Linda Woodard has a long history at Carolina. The Wayne County native went to college at UNC-Chapel Hill and majored in medical technology before starting her career in what became the department of hospital labs in 1970. She spent the next 34 years working at UNC, and now volunteers at the N.C. Cancer Hospital as a patient registration navigator.

What does your volunteer work as a patient registration navigator entail?

“Our official duty is to be present in the registration area and help patients find their way around to their various appointments. The work always seems to vary, and it’s a job that I don’t think can really be summed up in a job description. On any given morning, I get here around 8:30 or 9:00 and stay until about 1:00 in the afternoon, and most weeks during that time period registration will have seen 250-300 patients. We try to watch out for new patients who may not be familiar with the hospital and any familiar faces who may be having a hard time. Sometimes we may push people in wheelchairs or walk with them to where they need to go. We have patients who not only have appointments in the N.C. Cancer Hospital but across UNC Medical Center, and since I worked here for so long and watched all of these facilities be built, I know my way around pretty well. Of course, I can’t stay with any one patient indefinitely, but you learn to balance what’s needed.”

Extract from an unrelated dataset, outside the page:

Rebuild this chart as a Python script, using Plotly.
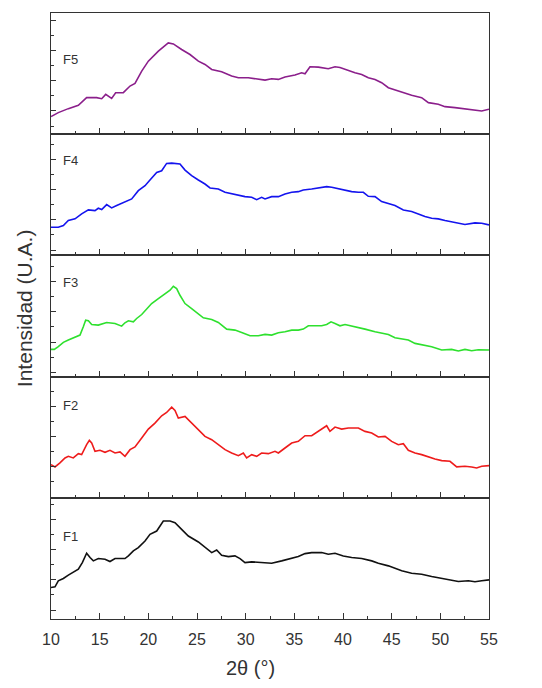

What inspired you to volunteer after you retired?

“Volunteering is a way of life and something my parents instilled in me from a young age. I worked for 10 years in a free clinic in Durham before I retired. When I worked at UNC, my family would often connect me with people from home who were being treated in Chapel Hill. I would go visit with them, and almost always, they were so happy to see someone from home. By the time I retired, I told my boss that the most important work I had done here was not in my job description, it was not something I was paid for – it was on my own time visiting with patients.

On the day the N.C. Cancer Hospital opened, they’d set up clotheslines where you could take a Carolina blue ribbon and write the name of somebody you loved who fought cancer or was lost to cancer. I looked and I said, ‘I’ll use up most of the ribbons.’ I wrote three to four names per ribbon, and when I got to ten ribbons I just had to stop. While those losses were all over a long period of time, that was a lot of family members and friends. One of the things that keeps me doing this, is that every patient I help here represents somebody I loved and lost.”

What motivates you to keep coming back every week to volunteer?

“There’s been so many but every single time I’m here, when I leave and stop to think there’s at least one patient that I realize is the reason that I was here that day. Sometimes the patients thank you and say, ‘I would’ve never made it to my appointment without you.’ It’s how I know that I belong here.”

What would you say to someone interested in volunteering their time at the N.C. Cancer Hospital?

“It’s the most rewarding, emotionally and mentally satisfying way to spend your time. It can also be emotionally draining, but you will always leave here feeling like you’ve helped at least one person. Sometimes you’ll help 50 to 75 people in a four-hour shift, and there’s not a lot of other places where you can say that.”